## EXTRACTED INFORMATION
•••

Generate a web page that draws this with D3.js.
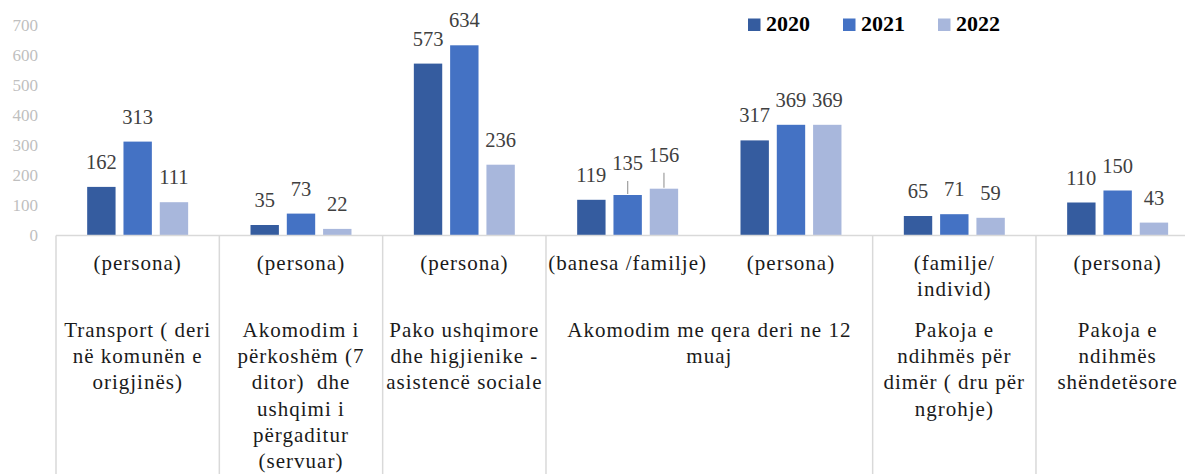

•••

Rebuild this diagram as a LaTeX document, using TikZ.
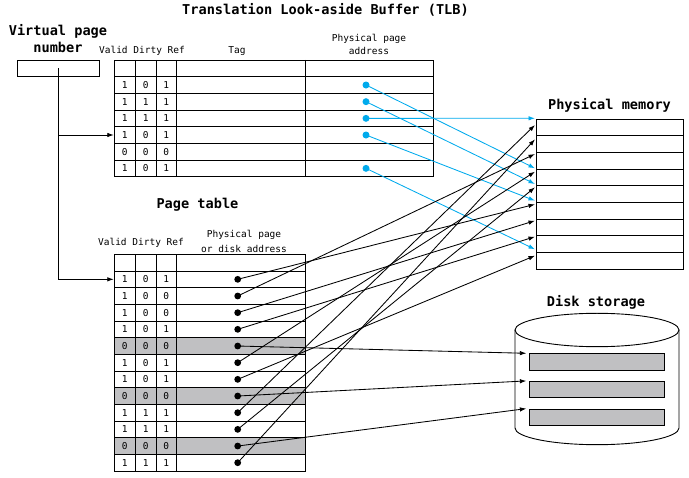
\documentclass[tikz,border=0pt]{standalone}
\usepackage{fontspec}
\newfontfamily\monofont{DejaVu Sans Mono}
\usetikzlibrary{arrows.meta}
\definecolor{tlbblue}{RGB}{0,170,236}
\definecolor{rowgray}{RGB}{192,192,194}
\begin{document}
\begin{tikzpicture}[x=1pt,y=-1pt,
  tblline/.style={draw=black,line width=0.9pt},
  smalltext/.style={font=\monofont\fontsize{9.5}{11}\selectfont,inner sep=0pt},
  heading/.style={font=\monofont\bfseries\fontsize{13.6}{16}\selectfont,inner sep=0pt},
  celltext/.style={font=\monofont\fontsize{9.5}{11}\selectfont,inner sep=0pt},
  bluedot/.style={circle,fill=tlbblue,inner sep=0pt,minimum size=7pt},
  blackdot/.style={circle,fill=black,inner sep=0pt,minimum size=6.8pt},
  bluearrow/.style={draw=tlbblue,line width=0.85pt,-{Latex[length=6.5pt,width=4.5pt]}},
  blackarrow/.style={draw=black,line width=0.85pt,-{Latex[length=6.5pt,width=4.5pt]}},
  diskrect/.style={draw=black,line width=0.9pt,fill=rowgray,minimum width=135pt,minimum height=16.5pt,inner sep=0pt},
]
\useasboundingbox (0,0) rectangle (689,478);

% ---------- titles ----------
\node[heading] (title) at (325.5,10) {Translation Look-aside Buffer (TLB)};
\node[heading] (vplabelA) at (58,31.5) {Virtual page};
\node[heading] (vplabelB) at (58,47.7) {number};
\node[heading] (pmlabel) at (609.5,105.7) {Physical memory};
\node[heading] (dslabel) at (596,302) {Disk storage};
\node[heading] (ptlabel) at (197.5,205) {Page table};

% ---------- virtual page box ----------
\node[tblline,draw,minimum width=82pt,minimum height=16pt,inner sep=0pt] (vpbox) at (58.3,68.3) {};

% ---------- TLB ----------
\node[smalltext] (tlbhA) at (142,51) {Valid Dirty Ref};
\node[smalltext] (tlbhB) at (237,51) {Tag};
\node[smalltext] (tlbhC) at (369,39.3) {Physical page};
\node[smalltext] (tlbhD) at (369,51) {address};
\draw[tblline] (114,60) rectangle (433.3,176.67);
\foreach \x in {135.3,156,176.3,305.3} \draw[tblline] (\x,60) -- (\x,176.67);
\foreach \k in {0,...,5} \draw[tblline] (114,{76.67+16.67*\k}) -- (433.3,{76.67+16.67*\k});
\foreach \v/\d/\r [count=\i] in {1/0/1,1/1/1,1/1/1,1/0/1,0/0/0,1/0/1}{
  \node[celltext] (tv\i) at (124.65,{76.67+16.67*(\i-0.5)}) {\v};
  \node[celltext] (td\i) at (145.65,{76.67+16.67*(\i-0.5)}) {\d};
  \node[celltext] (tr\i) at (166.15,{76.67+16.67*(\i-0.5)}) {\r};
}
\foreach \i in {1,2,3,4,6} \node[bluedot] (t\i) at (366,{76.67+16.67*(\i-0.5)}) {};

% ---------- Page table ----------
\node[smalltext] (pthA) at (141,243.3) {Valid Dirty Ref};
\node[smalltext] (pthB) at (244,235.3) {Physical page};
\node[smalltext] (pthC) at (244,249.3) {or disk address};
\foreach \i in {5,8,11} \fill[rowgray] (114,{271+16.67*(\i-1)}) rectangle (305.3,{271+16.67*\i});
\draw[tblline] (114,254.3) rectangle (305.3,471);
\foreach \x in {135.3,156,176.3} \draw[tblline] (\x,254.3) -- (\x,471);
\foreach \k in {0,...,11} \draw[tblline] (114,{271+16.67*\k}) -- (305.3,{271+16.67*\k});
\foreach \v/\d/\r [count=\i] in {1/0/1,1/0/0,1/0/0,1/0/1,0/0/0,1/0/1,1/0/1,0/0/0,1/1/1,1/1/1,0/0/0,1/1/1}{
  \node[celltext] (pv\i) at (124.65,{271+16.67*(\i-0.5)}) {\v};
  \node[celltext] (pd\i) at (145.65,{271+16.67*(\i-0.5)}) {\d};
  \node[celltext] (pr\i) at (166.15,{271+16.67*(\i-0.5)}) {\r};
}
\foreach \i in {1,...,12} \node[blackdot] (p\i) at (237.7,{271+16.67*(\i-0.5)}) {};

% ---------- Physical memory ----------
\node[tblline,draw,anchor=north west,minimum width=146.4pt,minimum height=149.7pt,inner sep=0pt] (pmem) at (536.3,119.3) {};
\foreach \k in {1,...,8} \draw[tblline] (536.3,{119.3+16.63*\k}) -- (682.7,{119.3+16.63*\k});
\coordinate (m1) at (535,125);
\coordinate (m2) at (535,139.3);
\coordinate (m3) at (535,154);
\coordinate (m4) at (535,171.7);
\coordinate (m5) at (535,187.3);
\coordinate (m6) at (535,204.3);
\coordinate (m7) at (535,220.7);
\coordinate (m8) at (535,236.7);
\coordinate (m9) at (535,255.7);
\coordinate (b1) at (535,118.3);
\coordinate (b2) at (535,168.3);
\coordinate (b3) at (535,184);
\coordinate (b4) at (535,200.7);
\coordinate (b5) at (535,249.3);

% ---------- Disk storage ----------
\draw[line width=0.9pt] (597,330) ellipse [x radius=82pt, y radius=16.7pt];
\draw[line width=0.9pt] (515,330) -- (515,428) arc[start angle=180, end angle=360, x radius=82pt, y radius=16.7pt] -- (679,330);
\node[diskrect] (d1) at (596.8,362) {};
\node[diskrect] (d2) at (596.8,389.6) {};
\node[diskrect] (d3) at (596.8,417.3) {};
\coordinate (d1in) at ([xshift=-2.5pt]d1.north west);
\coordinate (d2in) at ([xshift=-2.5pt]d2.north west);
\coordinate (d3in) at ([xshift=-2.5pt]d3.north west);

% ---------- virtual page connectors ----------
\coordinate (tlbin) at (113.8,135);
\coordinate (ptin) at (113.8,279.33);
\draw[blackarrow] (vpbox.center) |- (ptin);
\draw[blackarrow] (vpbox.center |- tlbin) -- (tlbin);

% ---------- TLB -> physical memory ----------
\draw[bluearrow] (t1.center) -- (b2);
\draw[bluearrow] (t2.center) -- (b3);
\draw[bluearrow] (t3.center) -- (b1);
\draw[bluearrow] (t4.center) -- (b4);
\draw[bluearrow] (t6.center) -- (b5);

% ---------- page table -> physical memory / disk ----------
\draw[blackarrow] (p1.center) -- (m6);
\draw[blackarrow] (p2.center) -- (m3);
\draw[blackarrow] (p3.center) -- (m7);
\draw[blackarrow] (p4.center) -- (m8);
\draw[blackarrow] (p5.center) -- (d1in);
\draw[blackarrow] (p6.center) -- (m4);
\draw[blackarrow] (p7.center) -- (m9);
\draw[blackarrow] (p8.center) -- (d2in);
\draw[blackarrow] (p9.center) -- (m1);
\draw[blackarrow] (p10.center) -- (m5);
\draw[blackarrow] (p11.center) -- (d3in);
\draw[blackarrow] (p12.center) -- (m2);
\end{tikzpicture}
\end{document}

•••

Set down nothing but the lines from the one holding "Rebuild this diagram" through the one holding "(0,0) rectangle (689,478);", both included, exactly as they appear; any picture is left out.

Rebuild this diagram as a LaTeX document, using TikZ.
\documentclass[tikz,border=0pt]{standalone}
\usepackage{fontspec}
\newfontfamily\monofont{DejaVu Sans Mono}
\usetikzlibrary{arrows.meta}
\definecolor{tlbblue}{RGB}{0,170,236}
\definecolor{rowgray}{RGB}{192,192,194}
\begin{document}
\begin{tikzpicture}[x=1pt,y=-1pt,
  tblline/.style={draw=black,line width=0.9pt},
  smalltext/.style={font=\monofont\fontsize{9.5}{11}\selectfont,inner sep=0pt},
  heading/.style={font=\monofont\bfseries\fontsize{13.6}{16}\selectfont,inner sep=0pt},
  celltext/.style={font=\monofont\fontsize{9.5}{11}\selectfont,inner sep=0pt},
  bluedot/.style={circle,fill=tlbblue,inner sep=0pt,minimum size=7pt},
  blackdot/.style={circle,fill=black,inner sep=0pt,minimum size=6.8pt},
  bluearrow/.style={draw=tlbblue,line width=0.85pt,-{Latex[length=6.5pt,width=4.5pt]}},
  blackarrow/.style={draw=black,line width=0.85pt,-{Latex[length=6.5pt,width=4.5pt]}},
  diskrect/.style={draw=black,line width=0.9pt,fill=rowgray,minimum width=135pt,minimum height=16.5pt,inner sep=0pt},
]
\useasboundingbox (0,0) rectangle (689,478);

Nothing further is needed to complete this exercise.